Five Boston College students from the Class of 2020, accompanied by Vice President for Student Affairs Joy Moore and Vice Provost for Global Engagement Rev. James Keenan, S.J. spoke about COVID-19, resiliency, and the common good on BC’s virtual “Show @ 6” on Friday.
“The show is based on the central insight of the common good,” Keenan said. “That is that the resources that humanity has, and needs, must be shared equitably.”
Keenan then passed off the webinar to Moore, the host of the show. Moore introduced each panelist and asked them about their interests and passions at BC.
Kaitlin Ferrari, MCAS ’20, talked about the Arrupe immersion program and the group she traveled with to places such as the U.S.-Mexico border and Nicaragua.
“Amongst the students that I went on these trips with, we just had such a drive to reach common humanity with the local residents we met,” Ferrari said. “I thought that that was something really special about Boston College students.”
After speaking about their daily routines on campus before the COVID-19 pandemic, the senior panelists transitioned to reflecting on the day BC moved online for the semester and the emotions that followed.
Ignacio Fletcher, MCAS ’20, said he was in class when he received the notifying email and talked about how his professor eased some of the confusion and fear that students felt after receiving the email.
“It was a very interesting yet confusing experience,” Fletcher said. “It sort of felt like a movie.”
Ferrari said that whiled the last few days before departing campus were sad, she was proud of how members of the Class of 2020 came together to participate in longstanding traditions before they left BC.
Moore then asked about the students’ new lives off campus and what their friends and classmates had been talking about over the past two months.
Joseph Nano, MCAS ’20, pointed to BC’s decision to expand the pass/fail option as a source of conversation, along with general feelings about the pandemic and its effect on their lives.

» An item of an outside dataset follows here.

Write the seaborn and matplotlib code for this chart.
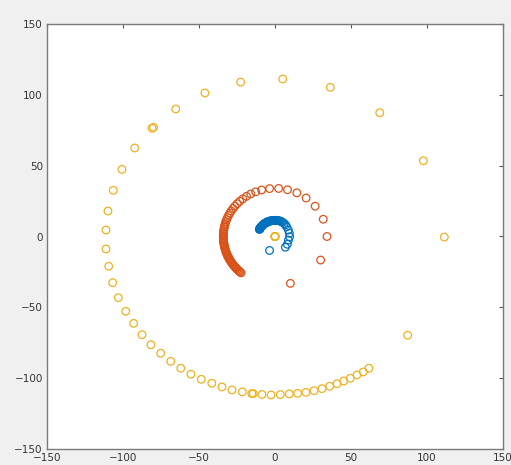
import numpy as np
import pandas as pd
import matplotlib
matplotlib.use("Agg")
import matplotlib.pyplot as plt
import seaborn as sns

# ---- data ----
# blue series: small circle, polar readings (degrees, radius)
blue_theta = [-110, -48, -34, -16, -1, 13.6, 27.6, 42, 50, 57, 63, 68, 72.5, 76.5,
              80, 83.5, 87, 90, 93, 96, 99, 101.5, 104, 106.5, 109, 111.5, 114, 116,
              118, 120, 122, 124, 126, 128, 130, 132, 134, 136, 138, 140, 141.5, 143,
              144.5, 146, 147.5, 149, 150.5, 152, 153, 154]
blue_r = [10.5, 10.2, 9.8, 9.2, 9.6, 9.7, 9.9, 10.3, 10.7, 11.0, 11.2, 11.3] + \
         [11.4] * (len(blue_theta) - 12)

# red series: medium circle, polar readings (degrees, radius)
red_theta = [-73, -29, 0, 21, 39, 53, 65, 76, 86, 96, 105, 112, 118, 123.5, 128.5,
             133, 137, 141, 144.5, 148, 151, 154, 157, 159.5, 162, 164.5, 167, 169,
             171, 173, 175, 177, 179, 181, 182.5, 184, 185.5, 187, 188.5, 190, 191.5,
             193, 194.5, 196, 197.5, 199, 200.5, 202, 203.5, 205, 206.5, 208, 209.5,
             211, 212.5, 214, 215.5, 217, 218.5, 220, 221.5, 223, 224.5, 226, 227.5, 229]
red_r = [34.6, 34.3, 34.2] + [34.0] * (len(red_theta) - 3)

# yellow series: large circle, x/y readings
yellow_x = [111.4, 97.6, 68.9, 36.4, 5.1, -22.6, -46.1, -65.3, -80.9, -79.9, -92.3,
            -100.7, -106.4, -109.9, -111.2, -111.2, -109.4, -106.8, -103.1, -98.2,
            -93.0, -87.5, -81.6, -75.2, -68.6, -62.0, -55.3, -48.5, -41.6, -34.9,
            -28.3, -21.5, -15.3, -14.3, -8.6, -2.6, 3.5, 9.4, 14.9, 20.4, 25.7, 30.9,
            36.0, 40.8, 45.2, 49.5, 53.9, 58.1, 61.8, 87.3]
yellow_y = [-0.4, 53.5, 87.4, 105.3, 111.2, 109.0, 101.3, 90.0, 76.4, 77.1, 62.5,
            47.4, 32.6, 18.0, 4.6, -8.8, -21.0, -32.6, -43.2, -52.8, -61.3, -69.3,
            -76.4, -82.4, -88.1, -93.0, -97.2, -100.8, -103.6, -106.2, -108.3,
            -109.7, -110.9, -110.9, -111.5, -111.9, -111.6, -111.1, -110.7, -110.0,
            -108.8, -107.4, -105.7, -103.9, -102.0, -100.1, -97.7, -95.6, -93.0, -69.7]
# yellow points at the origin
center_x = [0, 0, 0, 0, 0]
center_y = [0, 0, 0, 0, 0]

ticks = [-150, -100, -50, 0, 50, 100, 150]
colors = {"blue": "#0072BD", "red": "#D95319", "yellow": "#EDB120"}

# ---- build frames ----
bt = np.deg2rad(blue_theta)
blue_df = pd.DataFrame({"x": np.array(blue_r) * np.cos(bt), "y": np.array(blue_r) * np.sin(bt)})
rt = np.deg2rad(red_theta)
red_df = pd.DataFrame({"x": np.array(red_r) * np.cos(rt), "y": np.array(red_r) * np.sin(rt)})
yellow_df = pd.DataFrame({"x": yellow_x + center_x, "y": yellow_y + center_y})

sns.set_style("white")
fig = plt.figure(figsize=(5.11, 4.65), dpi=100, facecolor="#f0f0f0")
ax = fig.add_axes([47 / 511, 16 / 465, 456 / 511, 425 / 465])
ax.set_facecolor("white")

kw = dict(marker="o", s=30, linewidth=0.9, legend=False, ax=ax)
for df, key in [(blue_df, "blue"), (red_df, "red"), (yellow_df, "yellow")]:
    sns.scatterplot(data=df, x="x", y="y", facecolors="none", edgecolors=colors[key], **kw)

ax.set_xlim(-150, 150)
ax.set_ylim(-150, 150)
ax.set_xticks(ticks)
ax.set_yticks(ticks)
ax.set_xlabel("")
ax.set_ylabel("")
ax.tick_params(direction="in", top=True, right=True, length=3, width=0.8,
               color="#555555", labelcolor="#333333", labelsize=7.5, pad=3)
for sp in ax.spines.values():
    sp.set_color("#7a7a7a")
    sp.set_linewidth(1.0)

fig.savefig("out.png", dpi=100, facecolor=fig.get_facecolor())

“At least based on my experience and my friends’ experience, I think our professors did a great job transitioning to remote learning,” Nano said. “BC offered the pass/fail option for classes, and I was so thankful for it. I ended up declaring one of my classes as pass/fail, and I have a lot of friends who did the same thing.”
The webinar then transitioned to its main theme as panelists reflected on what “common good” means to them.
“When I think about the common good, more simply, I just think about quality or a specific standard of quality of life that everyone could have access to, but some do not,” said Victoria Ang, MCAS ’20. “I think pursuing the common good comes with the responsibility to definitely diminish those barriers that some people face to access that quality of life.”
Michael Osaghae, MCAS ’20, mentioned Freshman League, Rise, and Strong Women Strong Girls as programs that give opportunities for students to come into their identity and feel included in the community.
“I think of equity and marginalization when it comes to the common good, and so I think there’s a lot of spaces around Boston College’s campus and a lot of groups that participate in that work,” Osaghae said.